> Exercise directions
Print exactly those lines that run from the beginning of the data to the line bearing "midTicks = ['70','90','110','130','150','170','190','200'];", inclusive.
--- start ---
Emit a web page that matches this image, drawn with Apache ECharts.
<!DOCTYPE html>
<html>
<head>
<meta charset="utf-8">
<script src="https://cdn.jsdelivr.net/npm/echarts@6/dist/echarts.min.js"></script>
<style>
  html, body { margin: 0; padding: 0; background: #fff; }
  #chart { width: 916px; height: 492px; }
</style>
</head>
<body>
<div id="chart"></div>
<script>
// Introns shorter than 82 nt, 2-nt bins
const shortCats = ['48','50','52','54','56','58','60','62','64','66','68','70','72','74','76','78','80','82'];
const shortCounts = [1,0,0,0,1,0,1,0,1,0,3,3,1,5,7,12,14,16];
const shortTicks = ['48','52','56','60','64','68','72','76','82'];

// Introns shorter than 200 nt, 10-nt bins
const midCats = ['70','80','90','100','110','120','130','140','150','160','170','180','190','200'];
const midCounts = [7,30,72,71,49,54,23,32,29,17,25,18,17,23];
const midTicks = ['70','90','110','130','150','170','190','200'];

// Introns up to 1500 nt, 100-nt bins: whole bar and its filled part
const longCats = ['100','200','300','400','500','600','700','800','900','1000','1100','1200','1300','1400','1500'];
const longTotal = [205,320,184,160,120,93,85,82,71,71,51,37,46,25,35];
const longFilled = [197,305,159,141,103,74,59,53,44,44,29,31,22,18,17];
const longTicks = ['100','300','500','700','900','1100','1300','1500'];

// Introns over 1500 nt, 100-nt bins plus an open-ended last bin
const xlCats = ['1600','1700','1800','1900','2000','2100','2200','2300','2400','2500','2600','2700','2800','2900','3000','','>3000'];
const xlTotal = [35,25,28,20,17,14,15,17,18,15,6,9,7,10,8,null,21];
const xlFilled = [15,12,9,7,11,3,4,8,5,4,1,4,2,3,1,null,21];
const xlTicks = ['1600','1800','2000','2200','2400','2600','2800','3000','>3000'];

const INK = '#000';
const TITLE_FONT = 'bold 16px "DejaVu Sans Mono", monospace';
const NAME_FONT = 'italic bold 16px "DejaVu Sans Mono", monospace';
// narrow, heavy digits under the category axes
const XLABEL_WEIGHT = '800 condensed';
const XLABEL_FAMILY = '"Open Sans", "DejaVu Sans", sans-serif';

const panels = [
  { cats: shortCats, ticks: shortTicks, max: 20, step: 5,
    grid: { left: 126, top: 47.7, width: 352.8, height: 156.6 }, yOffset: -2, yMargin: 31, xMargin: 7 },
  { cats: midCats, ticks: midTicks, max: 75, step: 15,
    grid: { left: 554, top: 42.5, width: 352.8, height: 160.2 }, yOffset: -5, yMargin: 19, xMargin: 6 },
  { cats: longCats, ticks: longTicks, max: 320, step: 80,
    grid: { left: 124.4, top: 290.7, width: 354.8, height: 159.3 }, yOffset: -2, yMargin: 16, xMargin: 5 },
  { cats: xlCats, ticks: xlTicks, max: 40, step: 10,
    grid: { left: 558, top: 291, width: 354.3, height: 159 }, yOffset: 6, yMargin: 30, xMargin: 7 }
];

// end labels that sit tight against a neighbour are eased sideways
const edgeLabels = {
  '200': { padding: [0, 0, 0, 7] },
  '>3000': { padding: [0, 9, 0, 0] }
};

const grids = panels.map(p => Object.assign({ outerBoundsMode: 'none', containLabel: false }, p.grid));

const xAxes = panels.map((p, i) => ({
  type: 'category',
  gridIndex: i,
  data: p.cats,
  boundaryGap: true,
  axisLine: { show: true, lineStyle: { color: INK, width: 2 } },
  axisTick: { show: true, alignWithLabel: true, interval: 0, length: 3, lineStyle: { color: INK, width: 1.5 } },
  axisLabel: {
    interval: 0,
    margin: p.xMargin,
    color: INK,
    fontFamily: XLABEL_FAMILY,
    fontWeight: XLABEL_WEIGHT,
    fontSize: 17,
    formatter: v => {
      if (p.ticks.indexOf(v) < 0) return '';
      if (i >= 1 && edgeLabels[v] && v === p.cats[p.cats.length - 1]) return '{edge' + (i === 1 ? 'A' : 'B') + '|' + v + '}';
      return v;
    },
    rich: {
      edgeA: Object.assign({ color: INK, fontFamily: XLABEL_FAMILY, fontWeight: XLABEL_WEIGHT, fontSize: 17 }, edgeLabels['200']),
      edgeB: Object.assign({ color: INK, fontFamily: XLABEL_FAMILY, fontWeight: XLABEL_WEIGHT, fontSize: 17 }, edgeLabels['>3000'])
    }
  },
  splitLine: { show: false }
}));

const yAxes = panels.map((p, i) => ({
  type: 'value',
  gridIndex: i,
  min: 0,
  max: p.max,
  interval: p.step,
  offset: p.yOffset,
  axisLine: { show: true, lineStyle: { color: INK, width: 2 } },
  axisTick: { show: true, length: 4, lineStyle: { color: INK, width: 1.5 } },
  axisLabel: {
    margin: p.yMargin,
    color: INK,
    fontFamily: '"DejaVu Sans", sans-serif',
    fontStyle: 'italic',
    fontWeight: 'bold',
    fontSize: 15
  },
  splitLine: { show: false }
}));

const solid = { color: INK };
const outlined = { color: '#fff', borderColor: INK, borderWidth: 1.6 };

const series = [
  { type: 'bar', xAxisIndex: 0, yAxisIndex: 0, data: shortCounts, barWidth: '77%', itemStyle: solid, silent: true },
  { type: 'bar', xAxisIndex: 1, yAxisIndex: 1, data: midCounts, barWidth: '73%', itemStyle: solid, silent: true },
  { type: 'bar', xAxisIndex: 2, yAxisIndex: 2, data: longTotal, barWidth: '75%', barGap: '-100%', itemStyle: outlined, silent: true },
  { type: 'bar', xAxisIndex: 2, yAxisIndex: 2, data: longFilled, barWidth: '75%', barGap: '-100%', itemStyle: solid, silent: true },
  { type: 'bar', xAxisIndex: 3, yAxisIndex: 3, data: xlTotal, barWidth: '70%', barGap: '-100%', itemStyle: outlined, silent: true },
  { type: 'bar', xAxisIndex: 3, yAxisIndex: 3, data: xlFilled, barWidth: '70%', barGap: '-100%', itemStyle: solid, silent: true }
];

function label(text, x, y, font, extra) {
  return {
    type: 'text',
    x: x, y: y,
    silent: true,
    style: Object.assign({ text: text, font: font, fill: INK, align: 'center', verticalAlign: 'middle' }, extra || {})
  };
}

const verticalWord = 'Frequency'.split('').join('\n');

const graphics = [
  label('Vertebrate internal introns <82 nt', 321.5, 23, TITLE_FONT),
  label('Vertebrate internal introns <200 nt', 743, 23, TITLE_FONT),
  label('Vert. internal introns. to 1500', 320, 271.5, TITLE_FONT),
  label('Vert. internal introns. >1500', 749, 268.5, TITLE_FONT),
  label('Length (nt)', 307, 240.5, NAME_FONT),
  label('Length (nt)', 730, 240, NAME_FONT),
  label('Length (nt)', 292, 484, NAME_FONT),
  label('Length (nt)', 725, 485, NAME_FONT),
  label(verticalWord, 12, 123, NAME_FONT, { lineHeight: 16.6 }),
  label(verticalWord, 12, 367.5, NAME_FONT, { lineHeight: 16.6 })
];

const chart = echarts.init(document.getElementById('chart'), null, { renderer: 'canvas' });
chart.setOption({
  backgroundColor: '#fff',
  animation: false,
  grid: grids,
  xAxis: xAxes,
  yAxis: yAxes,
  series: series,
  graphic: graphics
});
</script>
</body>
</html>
--- end ---
> Solution below
Emit a web page that matches this image, drawn with Apache ECharts.
<!DOCTYPE html>
<html>
<head>
<meta charset="utf-8">
<script src="https://cdn.jsdelivr.net/npm/echarts@6/dist/echarts.min.js"></script>
<style>
  html, body { margin: 0; padding: 0; background: #fff; }
  #chart { width: 916px; height: 492px; }
</style>
</head>
<body>
<div id="chart"></div>
<script>
// Introns shorter than 82 nt, 2-nt bins
const shortCats = ['48','50','52','54','56','58','60','62','64','66','68','70','72','74','76','78','80','82'];
const shortCounts = [1,0,0,0,1,0,1,0,1,0,3,3,1,5,7,12,14,16];
const shortTicks = ['48','52','56','60','64','68','72','76','82'];

// Introns shorter than 200 nt, 10-nt bins
const midCats = ['70','80','90','100','110','120','130','140','150','160','170','180','190','200'];
const midCounts = [7,30,72,71,49,54,23,32,29,17,25,18,17,23];
const midTicks = ['70','90','110','130','150','170','190','200'];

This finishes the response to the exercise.